Our converter extracts text from ALL pages in your PDF document and combines them into a single text file. Pages are separated with markers (e.g., "--- Page 1 ---") to maintain document structure while preserving continuous text flow for analysis and searching.

What if my PDF has images or scanned pages?

This converter extracts embedded text layers only—text that's selectable/copyable in the PDF. If your PDF contains scanned images, photographs of text, or image-based pages (no text layer), extraction returns empty or minimal content. OCR (Optical Character Recognition) is required for scanned PDFs but not currently supported by this tool.

Is formatting preserved in the TXT file?

No, TXT is plain text format—all formatting (fonts, colors, bold, italics, layouts, tables, images) is removed. Only the raw text content is extracted. This is intentional: plain text enables universal compatibility, instant searchability, and direct data processing without formatting complexity interfering with text analysis.

Why is TXT better than keeping the PDF?

TXT excels for text-focused tasks: 90-95% smaller files, instant full-text search (grep, Ctrl+F), direct import to databases/spreadsheets, compatibility with legacy systems (1960s+), 100% screen reader accessibility, and no software dependencies. Choose TXT when you need content analysis, archival, or accessibility; keep PDF when visual layout and formatting matter.

Can I use the TXT file for data analysis?

Absolutely! TXT is ideal for data analysis, text mining, sentiment analysis, keyword extraction, and NLP (Natural Language Processing). Import directly into Python (NLTK, spaCy), R, Excel, SQL databases, or text analysis tools without complex PDF parsing. The plain format eliminates processing overhead, making analysis 10-100x faster than working with PDFs.

How do I check if my PDF has extractable text?

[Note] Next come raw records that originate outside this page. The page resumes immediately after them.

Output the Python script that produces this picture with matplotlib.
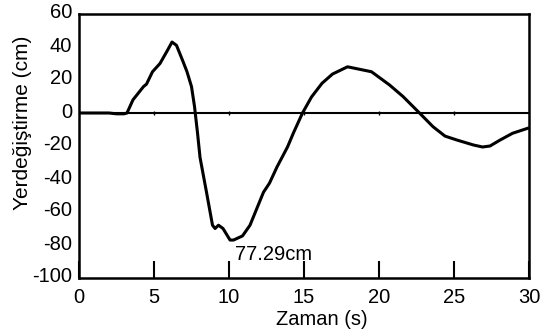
import numpy as np
import matplotlib
matplotlib.use("Agg")
import matplotlib.pyplot as plt
from matplotlib.transforms import ScaledTranslation

plt.rcParams['font.family'] = ['Liberation Sans', 'DejaVu Sans']
plt.rcParams['axes.unicode_minus'] = False

# displacement curve
t = [0, 1, 2, 2.5, 3.0, 3.2, 3.6, 4.3, 4.5, 4.9, 5.4, 5.9, 6.2, 6.5, 6.9, 7.2,
     7.5, 7.7, 7.9, 8.07, 8.5, 8.9, 9.07, 9.3, 9.6, 10.07, 10.3, 10.9, 11.4,
     12.3, 12.7, 13.2, 13.9, 14.3, 14.9, 15.5, 16.2, 16.9, 17.9, 18.7, 19.5,
     20.7, 21.6, 22.7, 23.6, 24.4, 25.2, 26.3, 26.9, 27.4, 28.07, 28.9, 29.9]
disp = [0, 0, 0, -0.5, -0.5, 0, 8, 16, 17.5, 25, 30, 38, 43, 41, 32, 25,
        16, 4, -12, -27, -48, -68, -70, -68, -70, -77, -77, -74.5, -68,
        -48, -42.5, -32.7, -20.6, -12, 0, 9.7, 18, 23.6, 28, 26.5, 25,
        17, 10, 0, -8.3, -14, -16.4, -19.4, -20.6, -20, -16.4, -12.3, -9.3]

xticks = [0, 5, 10, 15, 20, 25, 30]
yticks = [60, 40, 20, 0, -20, -40, -60, -80, -100]
peak_label = "77.29cm"

fig = plt.figure(figsize=(5.41, 3.35), dpi=100)
ax = fig.add_axes([79/541, 57/335, 450/541, 264/335])

ax.axhline(0, color='black', lw=1.5, zorder=1)
ax.plot(xticks[1:-1], np.zeros(len(xticks) - 2), ls='none', marker='|',
        ms=3, mew=1, color='black')
ax.plot(t, disp, color='black', lw=2.2, zorder=3)

ax.set_xlim(0, 30)
ax.set_ylim(-100, 60)
ax.set_xticks(xticks)
ax.set_yticks(yticks)
fs = 14.5
ax.tick_params(axis='x', direction='in', length=12, width=1.5, labelsize=fs, pad=7)
ax.tick_params(axis='y', length=0, labelsize=fs, pad=5)
for s in ax.spines.values():
    s.set_linewidth(1.8)

# y labels sit a little above their values in the original
shift = ScaledTranslation(0, 0.03, fig.dpi_scale_trans)
for lab in ax.get_yticklabels():
    lab.set_transform(lab.get_transform() + shift)

ax.text(10.4, -86, peak_label, fontsize=fs, va='center', ha='left')

ax.set_xlabel("Zaman (s)", fontsize=fs)
ax.xaxis.set_label_coords(0.54, -0.12)
ax.set_ylabel("Yerdeğiştirme (cm)", fontsize=15)
ax.yaxis.set_label_coords(-0.104, 0.587)

fig.savefig("out.png", dpi=100)
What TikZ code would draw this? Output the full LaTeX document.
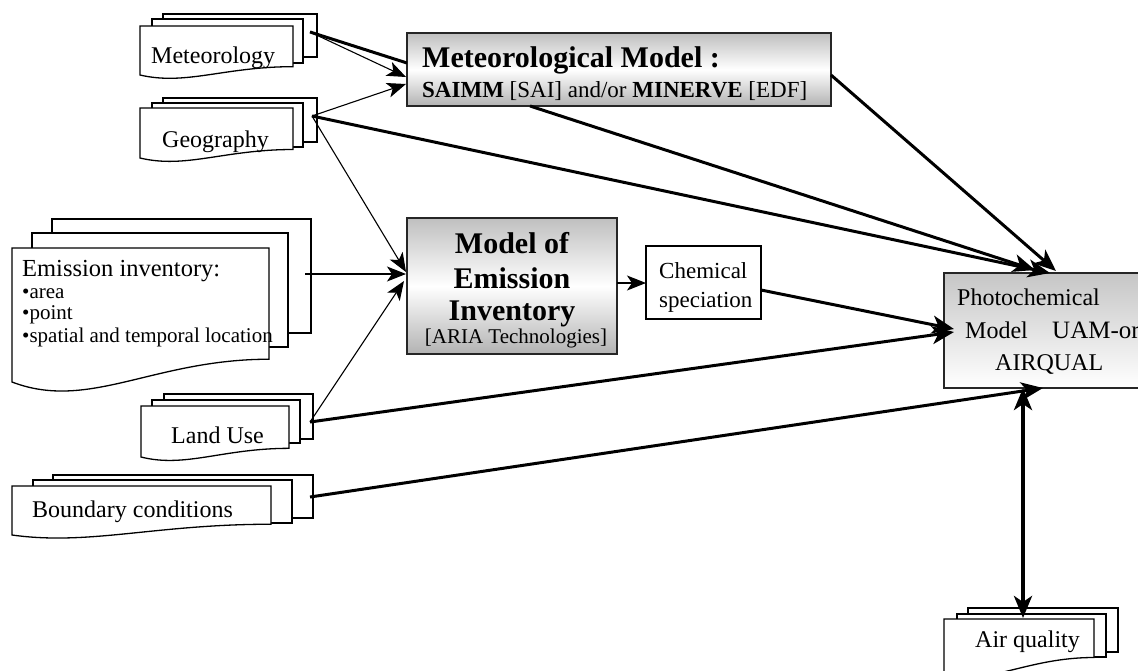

Open your PDF in any PDF reader (Adobe, browser, Preview) and try selecting text with your mouse. If you can highlight and copy text, text extraction works perfectly. If clicking only selects the entire page as an image (no individual text selection), your PDF is image-based and requires OCR (not supported by this converter).

Are there any file size limits?

Yes, we support PDF files up to 10MB each and 3 files at once. The output TXT files will be dramatically smaller—typically 5-50KB compared to multi-megabyte PDFs (90-95% size reduction) since plain text contains no formatting, images, or metadata.

Is it safe to convert files online?

Absolutely! Our converter processes files entirely in your browser using JavaScript and PDF.js library. Your PDF documents never leave your device or get uploaded to any server, ensuring complete privacy and security for sensitive documents. All text extraction happens locally on your device.